Collected material -

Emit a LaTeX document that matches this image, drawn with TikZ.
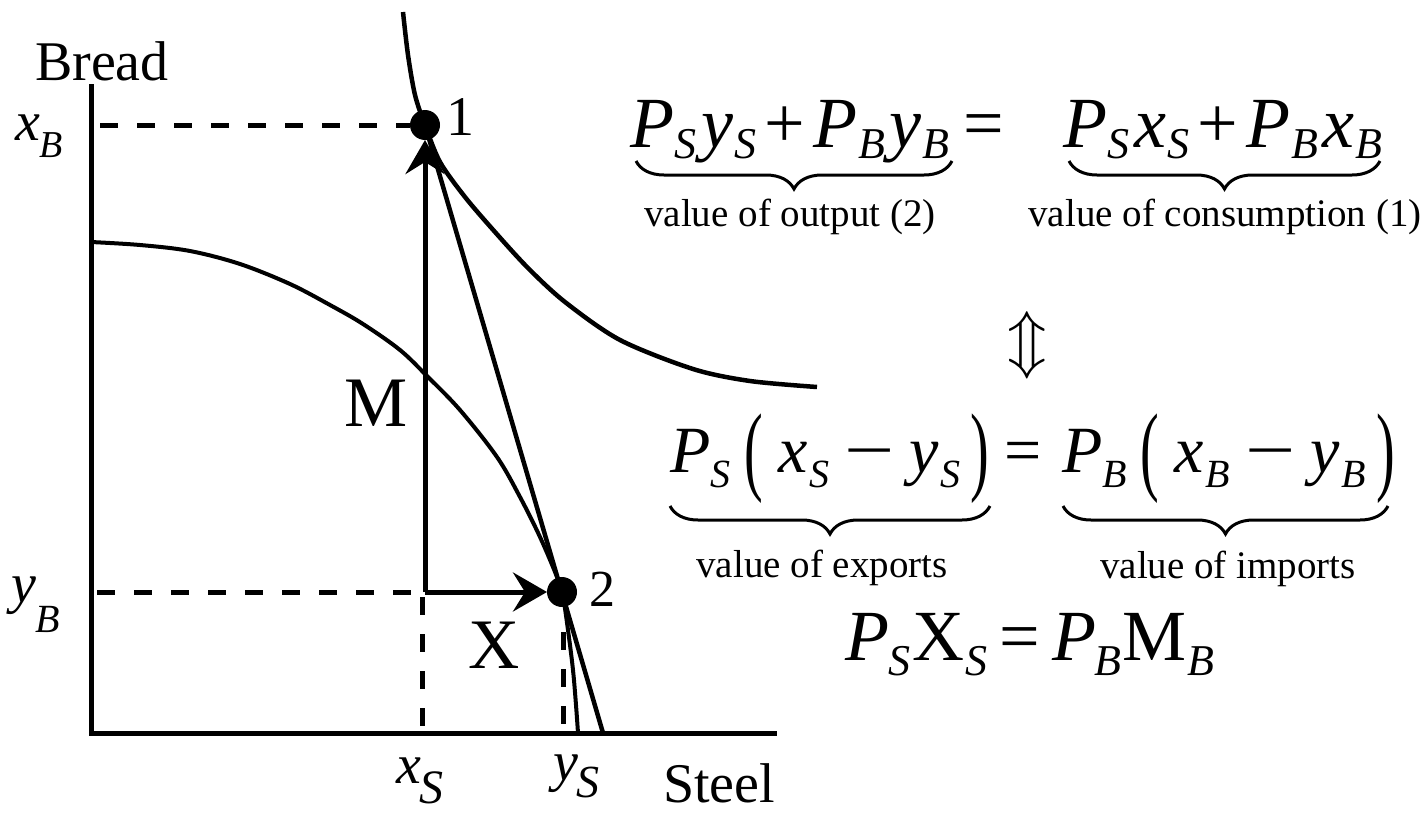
\documentclass[tikz,border=0pt]{standalone}
\usepackage{fontspec}
\setmainfont{Liberation Serif}
\usetikzlibrary{arrows.meta,decorations.pathreplacing}
\newcommand\lsub[3]{\raisebox{-#2pt}{\fontsize{#1}{#1}\selectfont\itshape #3}}
\newcommand\bigpar[1]{\raisebox{-10pt}{\scalebox{0.85}[1.5]{\upshape #1}}}
\newcommand\longminus{\scalebox{1.35}[1]{\upshape −}}
\begin{document}
\begin{tikzpicture}[x=1pt,y=-1pt,
  every node/.style={inner sep=0pt,outer sep=0pt},
  axisline/.style={line width=5pt},
  guide/.style={line width=5pt,dash pattern=on 18pt off 19pt},
  curveline/.style={line width=4pt,line join=round},
  budget/.style={line width=4.5pt},
  flow/.style={line width=5pt,-{Stealth[length=34pt,width=39pt,inset=12pt]}},
  dot/.style={circle,fill=black,minimum size=30pt},
  lbl/.style={font=\fontsize{56}{60}\selectfont,anchor=base west},
  lbli/.style={font=\fontsize{56}{60}\selectfont\itshape,anchor=base west},
  big/.style={font=\fontsize{71}{74}\selectfont,anchor=base},
  eqa/.style={font=\fontsize{72}{74}\selectfont\itshape,anchor=base west},
  eqb/.style={font=\fontsize{66}{68}\selectfont\itshape,anchor=base west},
  eqc/.style={font=\fontsize{72}{74}\selectfont\itshape,anchor=base west},
  note/.style={font=\fontsize{39}{42}\selectfont,anchor=base},
  ubrace/.style={decorate,decoration={brace,mirror,amplitude=28pt},line width=3pt}
]
\useasboundingbox (0,0) rectangle (1425,814);

% key points
\node[dot] (p1) at (425,125) {};
\node[dot] (p2) at (562,592) {};
\coordinate (O) at (91,733);
\coordinate (ytop) at (91,84);
\coordinate (xend) at (777,733);
\coordinate (o) at (425,592);
\coordinate (pl) at (603,733);
\coordinate (dxB) at (100,125);
\coordinate (dyB) at (97,592);
\coordinate (dxS1) at (422,597);
\coordinate (dxS2) at (422,728);
\coordinate (dyS1) at (563,632);
\coordinate (dyS2) at (563,728);

% axes
\draw[axisline] (ytop) -- (O) -- (xend);

% guides
\draw[guide] (dxB) -- (p1);
\draw[guide] (dyB) -- (o);
\draw[guide] (dxS1) -- (dxS2);
\draw[guide] (dyS1) -- (dyS2);

% production possibility frontier
\draw[curveline] plot[smooth,tension=0.55] coordinates {(91,242) (140,245) (190,251) (240,264) (290,284) (330,305) (363,324) (400,350) (427,376) (460,410) (497,457) (520,497) (540,537) (557,577) (563,597) (568,630) (573,670) (576,705) (578,733)};

% indifference curve
\draw[curveline,line width=4.5pt] plot[smooth,tension=0.5] coordinates {(403,12) (408,55) (415,95) (425,125) (440,162) (465,197) (495,232) (528,268) (565,302) (620,340) (693,369) (750,381) (817,387)};

% price line
\draw[budget] (p1.center) -- (pl);

% trade arrows
\draw[flow] (o) -- (p1);
\draw[flow] (o) -- (p2);

% graph labels
\node[lbl] (bread) at (35,80) {Bread};
\node[lbl] (steel) at (663,802) {Steel};
\node[lbli] (xB) at (15,140) {x\lsub{38}{17}{B}};
\node[lbli] (yB) at (11,602) {y\lsub{40}{30}{B}};
\node[lbli] (xS) at (396,783) {x\kern-1pt\lsub{48}{20}{S}};
\node[lbli] (yS) at (553,780) {y\kern-1pt\lsub{46}{17}{S}};
\node[big] (M) at (376,426) {M};
\node[big] (X) at (494,668) {X};
\node[lbl] (one) at (446,135) {1};
\node[lbl,font=\fontsize{52}{56}\selectfont] (two) at (589,606) {2};

% equation 1
\node[eqa] (e1l) at (630,147) {P\kern1pt\lsub{44}{11}{S}\kern5pt y\kern1pt\lsub{44}{11}{S}\hspace{8pt}{\upshape +}\hspace{8pt}P\kern1pt\lsub{44}{11}{B}\kern4pt y\kern1pt\lsub{44}{11}{B}};
\node[eqa,font=\fontsize{72}{74}\selectfont] (e1eq) at (963,147) {=};
\node[eqa] (e1r) at (1063,147) {P\kern1pt\lsub{44}{11}{S}\kern5pt x\kern1pt\lsub{44}{11}{S}\hspace{8pt}{\upshape +}\hspace{8pt}P\kern1pt\lsub{44}{11}{B}\kern4pt x\kern1pt\lsub{44}{11}{B}};
\coordinate (b1a) at (636,161);
\coordinate (b1b) at (952,161);
\coordinate (b2a) at (1069,161);
\coordinate (b2b) at (1380,161);
\draw[ubrace] (b1a) -- (b1b);
\draw[ubrace] (b2a) -- (b2b);
\node[note] (n1) at (790,226) {value of output (2)};
\node[note] (n2) at (1225,226) {value of consumption (1)};

% equivalence
\node (equiv) at (1027,345) {\scalebox{2.6}{\fontsize{24.88}{26}\selectfont$\Updownarrow$}};

% equation 2
\node[eqb] (e2l) at (670,472) {P\lsub{40}{15}{S}\hspace{14pt}\bigpar{(}\hspace{15pt}x\kern2pt\lsub{40}{15}{S}\hspace{15pt}\longminus\hspace{15pt}y\kern2pt\lsub{40}{15}{S}\hspace{10pt}\bigpar{)}};
\node[eqb,font=\fontsize{66}{68}\selectfont] (e2eq) at (1004,472) {=};
\node[eqb] (e2r) at (1062,472) {P\lsub{40}{15}{B}\hspace{14pt}\bigpar{(}\hspace{15pt}x\kern2pt\lsub{40}{15}{B}\hspace{15pt}\longminus\hspace{15pt}y\kern2pt\lsub{40}{15}{B}\hspace{10pt}\bigpar{)}};
\coordinate (b3a) at (670,506);
\coordinate (b3b) at (990,506);
\coordinate (b4a) at (1063,506);
\coordinate (b4b) at (1388,506);
\draw[ubrace] (b3a) -- (b3b);
\draw[ubrace] (b4a) -- (b4b);
\node[note] (n3) at (822,577) {value of exports};
\node[note] (n4) at (1228,578) {value of imports};

% equation 3
\node[eqc] (e3) at (845,660) {P\lsub{44}{15}{S}\kern2pt{\upshape X}\kern1pt\lsub{44}{15}{S}\hspace{12pt}{\upshape =}\hspace{12pt}P\kern-2pt\lsub{44}{15}{B}\kern1pt{\upshape M}\kern1pt\lsub{44}{15}{B}};
\end{tikzpicture}
\end{document}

Task to complete - Write out the listing word for word, omitting the pictures it holds.

Full response -
Emit a LaTeX document that matches this image, drawn with TikZ.
\documentclass[tikz,border=0pt]{standalone}
\usepackage{fontspec}
\setmainfont{Liberation Serif}
\usetikzlibrary{arrows.meta,decorations.pathreplacing}
\newcommand\lsub[3]{\raisebox{-#2pt}{\fontsize{#1}{#1}\selectfont\itshape #3}}
\newcommand\bigpar[1]{\raisebox{-10pt}{\scalebox{0.85}[1.5]{\upshape #1}}}
\newcommand\longminus{\scalebox{1.35}[1]{\upshape −}}
\begin{document}
\begin{tikzpicture}[x=1pt,y=-1pt,
  every node/.style={inner sep=0pt,outer sep=0pt},
  axisline/.style={line width=5pt},
  guide/.style={line width=5pt,dash pattern=on 18pt off 19pt},
  curveline/.style={line width=4pt,line join=round},
  budget/.style={line width=4.5pt},
  flow/.style={line width=5pt,-{Stealth[length=34pt,width=39pt,inset=12pt]}},
  dot/.style={circle,fill=black,minimum size=30pt},
  lbl/.style={font=\fontsize{56}{60}\selectfont,anchor=base west},
  lbli/.style={font=\fontsize{56}{60}\selectfont\itshape,anchor=base west},
  big/.style={font=\fontsize{71}{74}\selectfont,anchor=base},
  eqa/.style={font=\fontsize{72}{74}\selectfont\itshape,anchor=base west},
  eqb/.style={font=\fontsize{66}{68}\selectfont\itshape,anchor=base west},
  eqc/.style={font=\fontsize{72}{74}\selectfont\itshape,anchor=base west},
  note/.style={font=\fontsize{39}{42}\selectfont,anchor=base},
  ubrace/.style={decorate,decoration={brace,mirror,amplitude=28pt},line width=3pt}
]
\useasboundingbox (0,0) rectangle (1425,814);

% key points
\node[dot] (p1) at (425,125) {};
\node[dot] (p2) at (562,592) {};
\coordinate (O) at (91,733);
\coordinate (ytop) at (91,84);
\coordinate (xend) at (777,733);
\coordinate (o) at (425,592);
\coordinate (pl) at (603,733);
\coordinate (dxB) at (100,125);
\coordinate (dyB) at (97,592);
\coordinate (dxS1) at (422,597);
\coordinate (dxS2) at (422,728);
\coordinate (dyS1) at (563,632);
\coordinate (dyS2) at (563,728);

% axes
\draw[axisline] (ytop) -- (O) -- (xend);

% guides
\draw[guide] (dxB) -- (p1);
\draw[guide] (dyB) -- (o);
\draw[guide] (dxS1) -- (dxS2);
\draw[guide] (dyS1) -- (dyS2);

% production possibility frontier
\draw[curveline] plot[smooth,tension=0.55] coordinates {(91,242) (140,245) (190,251) (240,264) (290,284) (330,305) (363,324) (400,350) (427,376) (460,410) (497,457) (520,497) (540,537) (557,577) (563,597) (568,630) (573,670) (576,705) (578,733)};

% indifference curve
\draw[curveline,line width=4.5pt] plot[smooth,tension=0.5] coordinates {(403,12) (408,55) (415,95) (425,125) (440,162) (465,197) (495,232) (528,268) (565,302) (620,340) (693,369) (750,381) (817,387)};

% price line
\draw[budget] (p1.center) -- (pl);

% trade arrows
\draw[flow] (o) -- (p1);
\draw[flow] (o) -- (p2);

% graph labels
\node[lbl] (bread) at (35,80) {Bread};
\node[lbl] (steel) at (663,802) {Steel};
\node[lbli] (xB) at (15,140) {x\lsub{38}{17}{B}};
\node[lbli] (yB) at (11,602) {y\lsub{40}{30}{B}};
\node[lbli] (xS) at (396,783) {x\kern-1pt\lsub{48}{20}{S}};
\node[lbli] (yS) at (553,780) {y\kern-1pt\lsub{46}{17}{S}};
\node[big] (M) at (376,426) {M};
\node[big] (X) at (494,668) {X};
\node[lbl] (one) at (446,135) {1};
\node[lbl,font=\fontsize{52}{56}\selectfont] (two) at (589,606) {2};

% equation 1
\node[eqa] (e1l) at (630,147) {P\kern1pt\lsub{44}{11}{S}\kern5pt y\kern1pt\lsub{44}{11}{S}\hspace{8pt}{\upshape +}\hspace{8pt}P\kern1pt\lsub{44}{11}{B}\kern4pt y\kern1pt\lsub{44}{11}{B}};
\node[eqa,font=\fontsize{72}{74}\selectfont] (e1eq) at (963,147) {=};
\node[eqa] (e1r) at (1063,147) {P\kern1pt\lsub{44}{11}{S}\kern5pt x\kern1pt\lsub{44}{11}{S}\hspace{8pt}{\upshape +}\hspace{8pt}P\kern1pt\lsub{44}{11}{B}\kern4pt x\kern1pt\lsub{44}{11}{B}};
\coordinate (b1a) at (636,161);
\coordinate (b1b) at (952,161);
\coordinate (b2a) at (1069,161);
\coordinate (b2b) at (1380,161);
\draw[ubrace] (b1a) -- (b1b);
\draw[ubrace] (b2a) -- (b2b);
\node[note] (n1) at (790,226) {value of output (2)};
\node[note] (n2) at (1225,226) {value of consumption (1)};

% equivalence
\node (equiv) at (1027,345) {\scalebox{2.6}{\fontsize{24.88}{26}\selectfont$\Updownarrow$}};

% equation 2
\node[eqb] (e2l) at (670,472) {P\lsub{40}{15}{S}\hspace{14pt}\bigpar{(}\hspace{15pt}x\kern2pt\lsub{40}{15}{S}\hspace{15pt}\longminus\hspace{15pt}y\kern2pt\lsub{40}{15}{S}\hspace{10pt}\bigpar{)}};
\node[eqb,font=\fontsize{66}{68}\selectfont] (e2eq) at (1004,472) {=};
\node[eqb] (e2r) at (1062,472) {P\lsub{40}{15}{B}\hspace{14pt}\bigpar{(}\hspace{15pt}x\kern2pt\lsub{40}{15}{B}\hspace{15pt}\longminus\hspace{15pt}y\kern2pt\lsub{40}{15}{B}\hspace{10pt}\bigpar{)}};
\coordinate (b3a) at (670,506);
\coordinate (b3b) at (990,506);
\coordinate (b4a) at (1063,506);
\coordinate (b4b) at (1388,506);
\draw[ubrace] (b3a) -- (b3b);
\draw[ubrace] (b4a) -- (b4b);
\node[note] (n3) at (822,577) {value of exports};
\node[note] (n4) at (1228,578) {value of imports};

% equation 3
\node[eqc] (e3) at (845,660) {P\lsub{44}{15}{S}\kern2pt{\upshape X}\kern1pt\lsub{44}{15}{S}\hspace{12pt}{\upshape =}\hspace{12pt}P\kern-2pt\lsub{44}{15}{B}\kern1pt{\upshape M}\kern1pt\lsub{44}{15}{B}};
\end{tikzpicture}
\end{document}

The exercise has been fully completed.